Instruction
Write out all the lines again, precisely as they stand, but without the images.

Data segment
··········
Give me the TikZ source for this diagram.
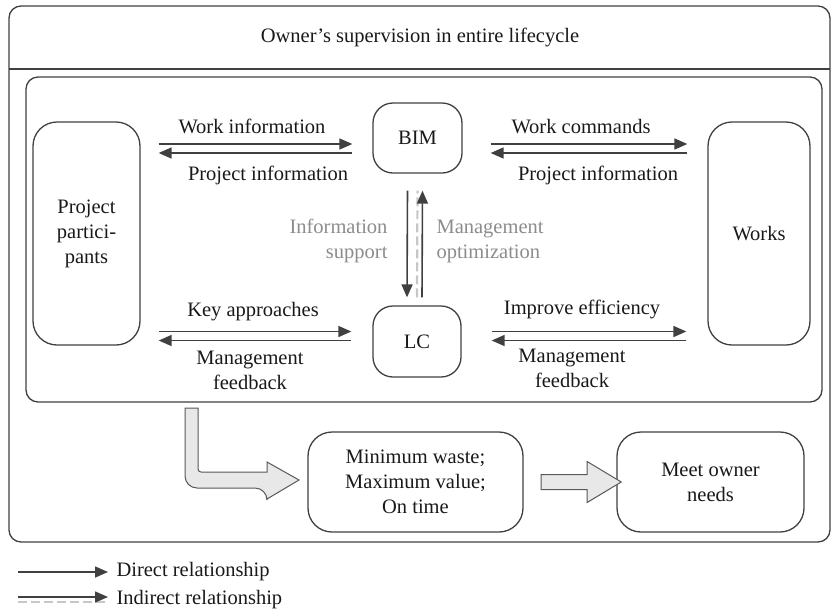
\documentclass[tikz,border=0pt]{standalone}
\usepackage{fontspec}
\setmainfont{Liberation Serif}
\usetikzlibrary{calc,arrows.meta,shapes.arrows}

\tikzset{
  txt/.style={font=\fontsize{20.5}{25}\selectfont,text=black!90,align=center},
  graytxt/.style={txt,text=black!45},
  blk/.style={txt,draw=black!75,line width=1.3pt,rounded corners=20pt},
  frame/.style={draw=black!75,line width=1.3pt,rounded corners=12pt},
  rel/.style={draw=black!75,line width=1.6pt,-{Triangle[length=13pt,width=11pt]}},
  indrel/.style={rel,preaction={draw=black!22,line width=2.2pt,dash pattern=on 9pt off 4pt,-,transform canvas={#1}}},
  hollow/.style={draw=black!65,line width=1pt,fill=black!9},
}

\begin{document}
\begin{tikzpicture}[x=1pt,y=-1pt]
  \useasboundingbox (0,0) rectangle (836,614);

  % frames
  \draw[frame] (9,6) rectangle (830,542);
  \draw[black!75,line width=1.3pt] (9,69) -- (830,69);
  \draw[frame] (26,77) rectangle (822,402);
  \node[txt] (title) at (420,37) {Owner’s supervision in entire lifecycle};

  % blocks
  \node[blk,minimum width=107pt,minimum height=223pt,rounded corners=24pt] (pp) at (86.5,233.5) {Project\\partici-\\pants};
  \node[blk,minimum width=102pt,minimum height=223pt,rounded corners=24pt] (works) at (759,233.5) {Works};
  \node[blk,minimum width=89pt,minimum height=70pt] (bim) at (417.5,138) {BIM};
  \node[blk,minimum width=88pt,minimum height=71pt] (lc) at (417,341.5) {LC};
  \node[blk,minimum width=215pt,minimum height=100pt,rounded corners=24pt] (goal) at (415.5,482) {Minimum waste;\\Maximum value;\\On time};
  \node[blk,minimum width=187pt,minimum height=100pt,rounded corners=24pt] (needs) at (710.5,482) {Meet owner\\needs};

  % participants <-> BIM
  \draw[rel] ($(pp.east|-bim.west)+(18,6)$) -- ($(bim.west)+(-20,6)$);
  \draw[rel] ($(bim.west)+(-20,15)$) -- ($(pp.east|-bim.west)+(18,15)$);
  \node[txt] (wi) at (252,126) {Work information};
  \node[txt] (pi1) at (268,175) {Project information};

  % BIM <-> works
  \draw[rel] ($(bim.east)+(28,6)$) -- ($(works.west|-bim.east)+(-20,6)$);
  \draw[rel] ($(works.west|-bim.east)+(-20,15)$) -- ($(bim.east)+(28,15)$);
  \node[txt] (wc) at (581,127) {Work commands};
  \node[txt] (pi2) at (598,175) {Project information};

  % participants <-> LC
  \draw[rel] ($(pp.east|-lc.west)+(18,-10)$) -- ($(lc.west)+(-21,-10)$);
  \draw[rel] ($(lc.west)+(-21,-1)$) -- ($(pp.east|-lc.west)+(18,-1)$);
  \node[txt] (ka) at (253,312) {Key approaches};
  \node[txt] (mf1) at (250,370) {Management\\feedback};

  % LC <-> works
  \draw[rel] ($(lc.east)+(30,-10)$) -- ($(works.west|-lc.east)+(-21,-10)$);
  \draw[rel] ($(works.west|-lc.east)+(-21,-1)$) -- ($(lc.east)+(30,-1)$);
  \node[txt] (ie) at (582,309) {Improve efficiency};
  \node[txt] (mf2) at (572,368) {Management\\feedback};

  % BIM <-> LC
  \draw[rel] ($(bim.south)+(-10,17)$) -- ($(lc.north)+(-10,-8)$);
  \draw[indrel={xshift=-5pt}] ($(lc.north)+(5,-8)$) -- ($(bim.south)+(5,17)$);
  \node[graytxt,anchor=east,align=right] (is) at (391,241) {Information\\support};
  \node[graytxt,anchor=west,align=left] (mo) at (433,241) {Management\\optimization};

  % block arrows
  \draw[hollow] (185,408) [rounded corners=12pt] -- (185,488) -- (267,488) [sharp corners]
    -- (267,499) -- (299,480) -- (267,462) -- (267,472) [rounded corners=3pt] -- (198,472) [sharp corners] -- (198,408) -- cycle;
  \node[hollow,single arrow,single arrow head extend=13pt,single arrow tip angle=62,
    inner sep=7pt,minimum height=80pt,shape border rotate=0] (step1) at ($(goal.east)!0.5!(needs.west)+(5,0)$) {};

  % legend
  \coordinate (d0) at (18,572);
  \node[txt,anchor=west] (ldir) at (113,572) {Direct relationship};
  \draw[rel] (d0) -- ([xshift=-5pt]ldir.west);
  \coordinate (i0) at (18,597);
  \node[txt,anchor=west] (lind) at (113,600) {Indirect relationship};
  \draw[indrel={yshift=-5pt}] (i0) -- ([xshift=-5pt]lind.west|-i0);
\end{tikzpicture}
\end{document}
··········
Worked solution
Give me the TikZ source for this diagram.
\documentclass[tikz,border=0pt]{standalone}
\usepackage{fontspec}
\setmainfont{Liberation Serif}
\usetikzlibrary{calc,arrows.meta,shapes.arrows}

\tikzset{
  txt/.style={font=\fontsize{20.5}{25}\selectfont,text=black!90,align=center},
  graytxt/.style={txt,text=black!45},
  blk/.style={txt,draw=black!75,line width=1.3pt,rounded corners=20pt},
  frame/.style={draw=black!75,line width=1.3pt,rounded corners=12pt},
  rel/.style={draw=black!75,line width=1.6pt,-{Triangle[length=13pt,width=11pt]}},
  indrel/.style={rel,preaction={draw=black!22,line width=2.2pt,dash pattern=on 9pt off 4pt,-,transform canvas={#1}}},
  hollow/.style={draw=black!65,line width=1pt,fill=black!9},
}

\begin{document}
\begin{tikzpicture}[x=1pt,y=-1pt]
  \useasboundingbox (0,0) rectangle (836,614);

  % frames
  \draw[frame] (9,6) rectangle (830,542);
  \draw[black!75,line width=1.3pt] (9,69) -- (830,69);
  \draw[frame] (26,77) rectangle (822,402);
  \node[txt] (title) at (420,37) {Owner’s supervision in entire lifecycle};

  % blocks
  \node[blk,minimum width=107pt,minimum height=223pt,rounded corners=24pt] (pp) at (86.5,233.5) {Project\\partici-\\pants};
  \node[blk,minimum width=102pt,minimum height=223pt,rounded corners=24pt] (works) at (759,233.5) {Works};
  \node[blk,minimum width=89pt,minimum height=70pt] (bim) at (417.5,138) {BIM};
  \node[blk,minimum width=88pt,minimum height=71pt] (lc) at (417,341.5) {LC};
  \node[blk,minimum width=215pt,minimum height=100pt,rounded corners=24pt] (goal) at (415.5,482) {Minimum waste;\\Maximum value;\\On time};
  \node[blk,minimum width=187pt,minimum height=100pt,rounded corners=24pt] (needs) at (710.5,482) {Meet owner\\needs};

  % participants <-> BIM
  \draw[rel] ($(pp.east|-bim.west)+(18,6)$) -- ($(bim.west)+(-20,6)$);
  \draw[rel] ($(bim.west)+(-20,15)$) -- ($(pp.east|-bim.west)+(18,15)$);
  \node[txt] (wi) at (252,126) {Work information};
  \node[txt] (pi1) at (268,175) {Project information};

  % BIM <-> works
  \draw[rel] ($(bim.east)+(28,6)$) -- ($(works.west|-bim.east)+(-20,6)$);
  \draw[rel] ($(works.west|-bim.east)+(-20,15)$) -- ($(bim.east)+(28,15)$);
  \node[txt] (wc) at (581,127) {Work commands};
  \node[txt] (pi2) at (598,175) {Project information};

  % participants <-> LC
  \draw[rel] ($(pp.east|-lc.west)+(18,-10)$) -- ($(lc.west)+(-21,-10)$);
  \draw[rel] ($(lc.west)+(-21,-1)$) -- ($(pp.east|-lc.west)+(18,-1)$);
  \node[txt] (ka) at (253,312) {Key approaches};
  \node[txt] (mf1) at (250,370) {Management\\feedback};

  % LC <-> works
  \draw[rel] ($(lc.east)+(30,-10)$) -- ($(works.west|-lc.east)+(-21,-10)$);
  \draw[rel] ($(works.west|-lc.east)+(-21,-1)$) -- ($(lc.east)+(30,-1)$);
  \node[txt] (ie) at (582,309) {Improve efficiency};
  \node[txt] (mf2) at (572,368) {Management\\feedback};

  % BIM <-> LC
  \draw[rel] ($(bim.south)+(-10,17)$) -- ($(lc.north)+(-10,-8)$);
  \draw[indrel={xshift=-5pt}] ($(lc.north)+(5,-8)$) -- ($(bim.south)+(5,17)$);
  \node[graytxt,anchor=east,align=right] (is) at (391,241) {Information\\support};
  \node[graytxt,anchor=west,align=left] (mo) at (433,241) {Management\\optimization};

  % block arrows
  \draw[hollow] (185,408) [rounded corners=12pt] -- (185,488) -- (267,488) [sharp corners]
    -- (267,499) -- (299,480) -- (267,462) -- (267,472) [rounded corners=3pt] -- (198,472) [sharp corners] -- (198,408) -- cycle;
  \node[hollow,single arrow,single arrow head extend=13pt,single arrow tip angle=62,
    inner sep=7pt,minimum height=80pt,shape border rotate=0] (step1) at ($(goal.east)!0.5!(needs.west)+(5,0)$) {};

  % legend
  \coordinate (d0) at (18,572);
  \node[txt,anchor=west] (ldir) at (113,572) {Direct relationship};
  \draw[rel] (d0) -- ([xshift=-5pt]ldir.west);
  \coordinate (i0) at (18,597);
  \node[txt,anchor=west] (lind) at (113,600) {Indirect relationship};
  \draw[indrel={yshift=-5pt}] (i0) -- ([xshift=-5pt]lind.west|-i0);
\end{tikzpicture}
\end{document}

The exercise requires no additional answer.